If you can generalize the problem even more, show me how.
2007-10-01 08:53:30 · 3 answers · asked by whitesox09 7 in Science & Mathematics ➔ Mathematics
h has units of feet
2007-10-01 08:54:32 · update #1
If you think that you need an exact v, make a reasonable one up. I'm not looking for perfect numbers, I'm looking for a good method.
2007-10-01 09:02:34 · update #2
Note that I'm slightly amending my earlier answer.
If the nearest elevator is on the ith floor, then that elevator has to travel down i-1 floors to get to you.
That will take ti = (i-1)*h/v seconds
The probability that you'll have to wait ti seconds is the probability that the nearest elevator is on the ith floor and that no other elevator is nearer.
The prob that the nearest elevator is on the ith floor =
P(no elevators in 1st i-1 floors) - P(no elevators are in 1st i floors)
= P(i) = [((m+1-i)^n - (m-i)^n] / m^n
If T = waiting time
P(T = ti) = P(i) = [((m+1-i)^n - (m-i)^n] / m^n
Expected waiting time
E(T) = ∑ ti*P(T=ti)
= h/v * ∑ (i-1) * [((m+1-i)^n - (m-i)^n] / m^n
This summation goes from i=1 to m
In the example of n=4 elevators in an m=10 story building
E(T) = 1.5333 h/v
Note that this answer makes more sense than my earlier answer of 4.91 h/v. This means that the expected floor of the nearest elevator is 2.5333. Since there are 4 elevators and 10 floors, we expect something close to 2.5.
Note also that ∑P(i) = 1
2007-10-01 09:16:47 · answer #1 · answered by Dr D 7 · 4⤊ 0⤋
Assuming when you say random you are implying equal probability that the elevator is on any particular floor, the elevator has a (1/m) chance of being on any particular floor, including the first. So, then I think I would set up the expected value equation:
In order of the floors
(1/m)(0) + (1/m)(h)*(s/ft) + 2(1/m)(h)*(s/ft)....+m(1/m)(h)(s/ft)

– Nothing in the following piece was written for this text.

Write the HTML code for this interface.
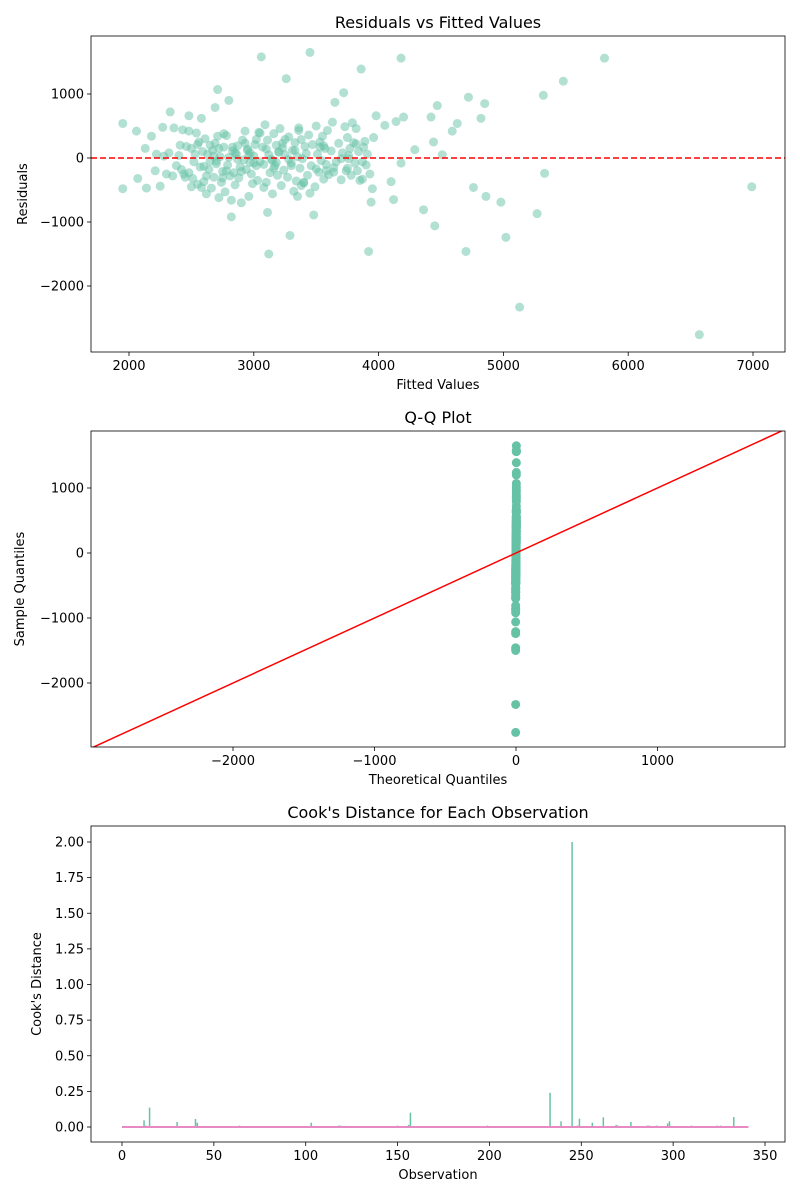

Then you could probably factor out all the matching stuff
(1/m)(h)(s/ft)* (0+1+...+m)
Summing numbers 1 to n gives you floor of (n*(n+1))/2
I hope this helps get you somewhere
2007-10-01 09:02:59 · answer #2 · answered by Haley 5 · 0⤊ 0⤋
You have almost everything needed to reasonably solve the problem. However, your expected wait time will depend upon v, the speed of the elevators.
In order to solve this problem we must know an exact value for v.
2007-10-01 08:59:01 · answer #3 · answered by Mathsorcerer 7 · 0⤊ 0⤋